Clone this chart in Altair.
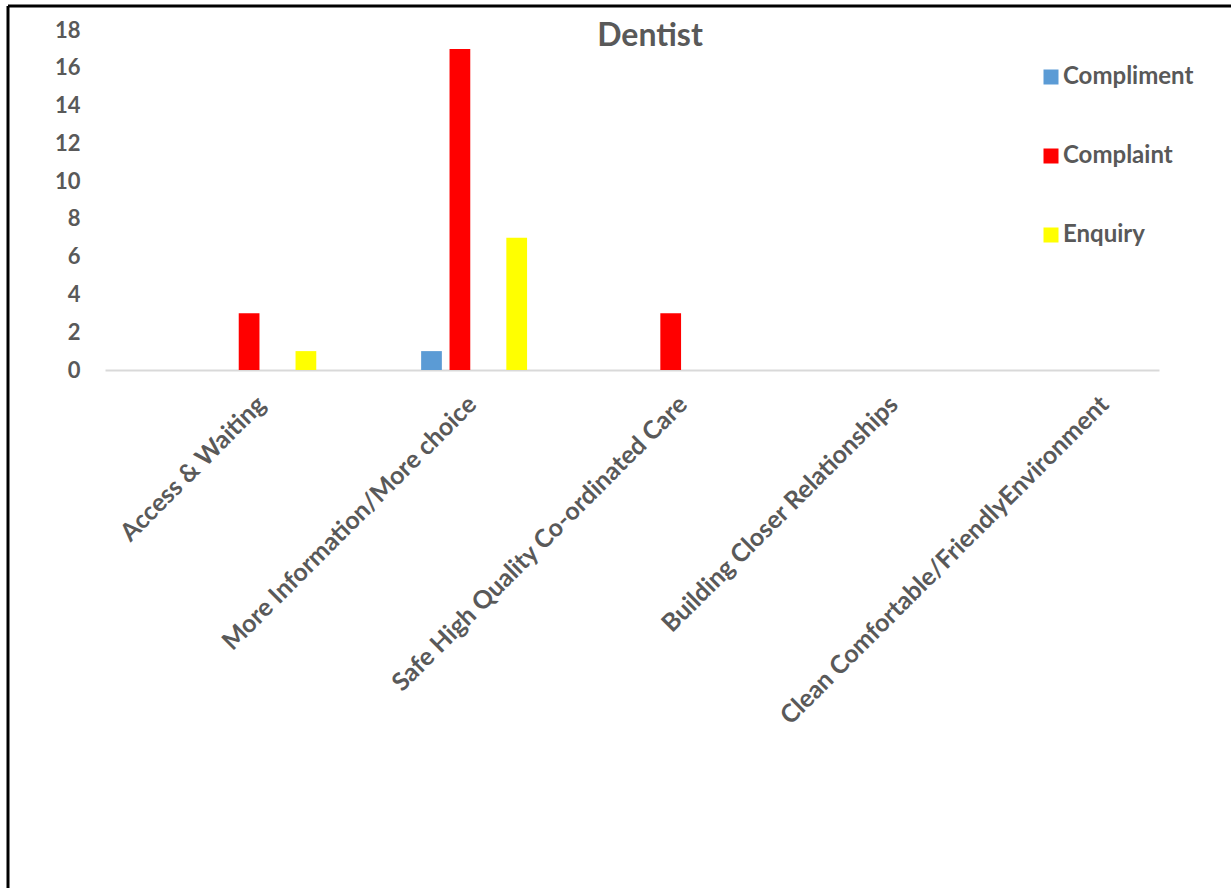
import altair as alt
import pandas as pd

# Feedback themes and counts per feedback type
categories = [
    "Access & Waiting",
    "More Information/More choice",
    "Safe High Quality Co-ordinated Care",
    "Building Closer Relationships",
    "Clean Comfortable/FriendlyEnvironment",
]
compliment = [0, 1, 0, 0, 0]
complaint = [3, 17, 3, 0, 0]
enquiry = [1, 7, 0, 0, 0]

series_names = ["Compliment", "Complaint", "Enquiry"]
series_colors = ["#5b9bd5", "#ff0000", "#ffff00"]
y_ticks = [0, 2, 4, 6, 8, 10, 12, 14, 16, 18]
chart_title = "Dentist"

rows = []
for name, values in zip(series_names, [compliment, complaint, enquiry]):
    for cat, v in zip(categories, values):
        rows.append({"Theme": cat, "Type": name, "Count": v})
df = pd.DataFrame(rows)

TEXT = "#595959"
FONT = "Lato"

bars = alt.Chart(df).mark_bar().encode(
    x=alt.X(
        "Theme:N",
        sort=categories,
        scale=alt.Scale(paddingInner=0, paddingOuter=0),
        axis=alt.Axis(
            title=None,
            labelAngle=-45,
            labelAlign="right",
            labelBaseline="middle",
            labelFont=FONT,
            labelFontWeight="bold",
            labelFontSize=25,
            labelColor=TEXT,
            labelPadding=30,
            labelOffset=51,
            labelLimit=600,
            ticks=False,
            domainColor="#d9d9d9",
            domainWidth=2,
            grid=False,
        ),
    ),
    xOffset=alt.XOffset(
        "Type:N",
        scale=alt.Scale(
            domain=["Compliment", "Complaint", "gap", "Enquiry"],
            range=[101.5, 215.1],
            paddingInner=0.27,
            paddingOuter=0.135,
        ),
    ),
    y=alt.Y(
        "Count:Q",
        scale=alt.Scale(domain=[0, 18], nice=False),
        axis=alt.Axis(
            title=None,
            values=y_ticks,
            labelFont=FONT,
            labelFontWeight="bold",
            labelFontSize=22,
            labelColor=TEXT,
            labelPadding=25,
            ticks=False,
            domain=False,
            grid=False,
        ),
    ),
    color=alt.Color(
        "Type:N",
        scale=alt.Scale(domain=series_names, range=series_colors),
        legend=alt.Legend(
            title=None,
            orient="none",
            legendX=934,
            legendY=35,
            symbolType="square",
            symbolSize=225,
            symbolStrokeWidth=0,
            labelFont=FONT,
            labelFontWeight="bold",
            labelFontSize=24,
            labelColor=TEXT,
            labelOffset=0,
            rowPadding=55,
        ),
    ),
)

# Chart title drawn inside the plot frame
title_df = pd.DataFrame({"label": [chart_title]})
title = alt.Chart(title_df).mark_text(
    font=FONT, fontWeight="bold", fontSize=32, color=TEXT,
    align="center", baseline="alphabetic",
).encode(text="label:N", x=alt.value(545), y=alt.value(16))

# Outer chart border (top and left edges)
frame_df = pd.DataFrame({"k": [0]})
frame_top = alt.Chart(frame_df).mark_rule(color="black", strokeWidth=3).encode(
    x=alt.value(-97), x2=alt.value(1200), y=alt.value(-24)
)
frame_left = alt.Chart(frame_df).mark_rule(color="black", strokeWidth=3).encode(
    x=alt.value(-97), y=alt.value(-24), y2=alt.value(900)
)

chart = alt.layer(bars, title, frame_top, frame_left).properties(
    width=1054,
    height=340,
    autosize=alt.AutoSizeParams(type="none"),
    padding={"left": 105, "top": 30, "right": 72, "bottom": 518},
).configure(background="white").configure_view(stroke=None)

chart.save("out.html", embed_options={"renderer": "svg", "actions": False})
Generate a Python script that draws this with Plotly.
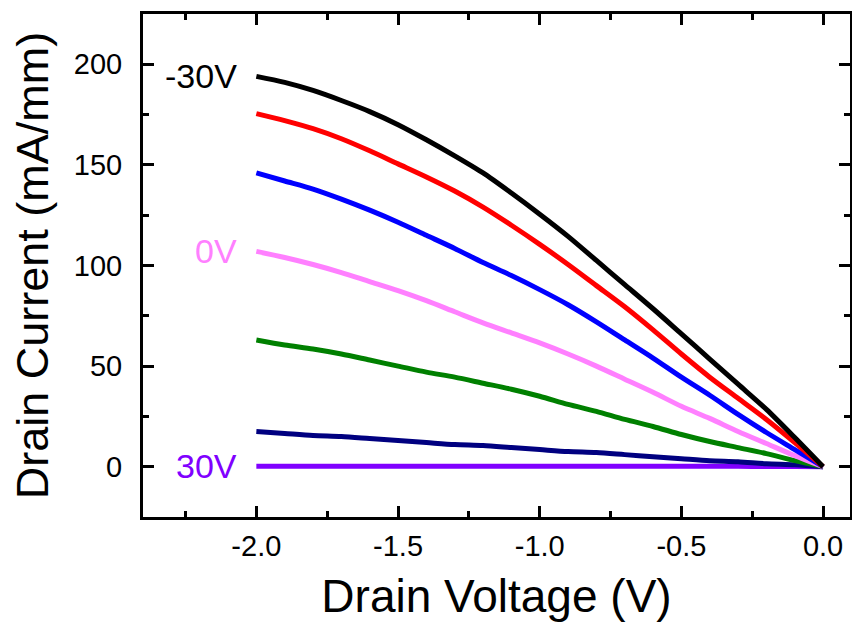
import plotly.graph_objects as go

drain_voltage = [-2.0, -1.9, -1.8, -1.7, -1.6, -1.5, -1.4, -1.3, -1.2, -1.1, -1.0,
                 -0.9, -0.8, -0.7, -0.6, -0.5, -0.4, -0.3, -0.2, -0.1, 0.0]

id_m30 = [194, 191, 187, 182, 176.5, 170, 162.5, 154.5, 146, 136, 125.5,
          114.5, 102.5, 90.5, 78.5, 66, 53.5, 41, 28.5, 14.5, 0]
id_m20 = [175.5, 172, 168, 163, 157, 150.5, 144, 137, 129, 120, 110.5,
          100.5, 90, 79.5, 68, 56, 44.5, 34, 23.5, 12, 0]
id_m10 = [146, 142, 138, 133, 127.5, 121.5, 115, 108.5, 101.5, 95, 88,
          80.5, 72, 63, 54, 44.5, 35.5, 26, 17, 8.5, 0]
id_0 = [107, 104, 100.5, 96.5, 92, 87.5, 82.5, 77, 71.5, 66.5, 61.5,
        56, 50, 43.5, 37, 30, 24, 17.5, 11.5, 5.5, 0]
id_p10 = [63, 60.5, 58.5, 56, 53, 50, 47, 44.5, 41.5, 38.5, 35,
          31, 27.5, 23.5, 20, 16, 12.5, 9.5, 6.5, 3, 0]
id_p20 = [17.5, 16.5, 15.5, 15, 14, 13, 12, 11, 10.5, 9.5, 8.5,
          7.5, 7, 6, 5, 4, 3, 2.5, 1.5, 1, 0]
id_p30 = [0.2, 0.2, 0.2, 0.2, 0.2, 0.2, 0.2, 0.2, 0.2, 0.2, 0.2,
          0.2, 0.2, 0.2, 0.2, 0.2, 0.2, 0.2, 0.1, 0.1, 0]

x_tick_vals = [-2.0, -1.5, -1.0, -0.5, 0.0]
x_tick_text = ["-2.0", "-1.5", "-1.0", "-0.5", "0.0"]
y_tick_vals = [0, 50, 100, 150, 200]
y_tick_text = ["0", "50", "100", "150", "200"]

series = [
    ("-30V", id_m30, "#000000"),
    ("-20V", id_m20, "#FF0000"),
    ("-10V", id_m10, "#0000FF"),
    ("0V", id_0, "#FF80FF"),
    ("10V", id_p10, "#008000"),
    ("20V", id_p20, "#000080"),
    ("30V", id_p30, "#8000FF"),
]

labels = [("-30V", id_m30[0], "#000000"), ("0V", id_0[0], "#FF80FF"), ("30V", id_p30[0], "#8000FF")]

FONT = "Liberation Sans, Arial"

fig = go.Figure()
for name, ys, col in reversed(series):
    fig.add_trace(go.Scatter(x=drain_voltage, y=ys, mode="lines", name=name,
                             line=dict(color=col, width=5, shape="spline", smoothing=0.8),
                             showlegend=False))

for txt, yv, col in labels:
    fig.add_annotation(x=drain_voltage[0], y=yv, text=txt, showarrow=False,
                       xanchor="right", yanchor="middle", xshift=-17,
                       font=dict(size=34, color=col, family=FONT))

axis_common = dict(showline=True, linecolor="black", linewidth=3, mirror="ticks",
                   ticks="inside", ticklen=11, tickwidth=3, tickcolor="black",
                   showgrid=False, zeroline=False, automargin=False,
                   tickfont=dict(size=29, color="black", family=FONT))

fig.update_xaxes(range=[-2.40, 0.095], tickmode="array", tickvals=x_tick_vals, ticktext=x_tick_text,
                 minor=dict(dtick=0.25, tick0=0, ticks="inside", ticklen=6, tickwidth=3, tickcolor="black"),
                 title=dict(text="Drain Voltage (V)", standoff=20,
                            font=dict(size=46, color="black", family=FONT)),
                 ticklabelstandoff=1,
                 **axis_common)
fig.update_yaxes(range=[-25, 225], tickmode="array", tickvals=y_tick_vals, ticktext=y_tick_text,
                 minor=dict(dtick=25, tick0=0, ticks="inside", ticklen=6, tickwidth=3, tickcolor="black"),
                 title=dict(text="Drain Current (mA/mm)", standoff=12,
                            font=dict(size=45, color="black", family=FONT)),
                 ticklabelstandoff=12,
                 **axis_common)

fig.update_layout(width=852, height=627, margin=dict(l=143, r=2, t=14, b=110),
                  plot_bgcolor="white", paper_bgcolor="white",
                  font=dict(family=FONT, color="black"))

fig.write_html("out.html", config={"displayModeBar": False},
               post_script="document.body.style.margin='0';document.body.style.padding='0';")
----
--- Set problem ---
Begin at the line that has "Generate a Python", stop after the line that has "-0.9, -0.8, -0.7, -0.6, -0.5, -0.4, -0.3, -0.2, -0.1, 0.0]", and reproduce every line between them exactly and nothing else. Pictures stay out of the copy.

--- Response for this exercise ---
Generate a Python script that draws this with Plotly.
import plotly.graph_objects as go

drain_voltage = [-2.0, -1.9, -1.8, -1.7, -1.6, -1.5, -1.4, -1.3, -1.2, -1.1, -1.0,
                 -0.9, -0.8, -0.7, -0.6, -0.5, -0.4, -0.3, -0.2, -0.1, 0.0]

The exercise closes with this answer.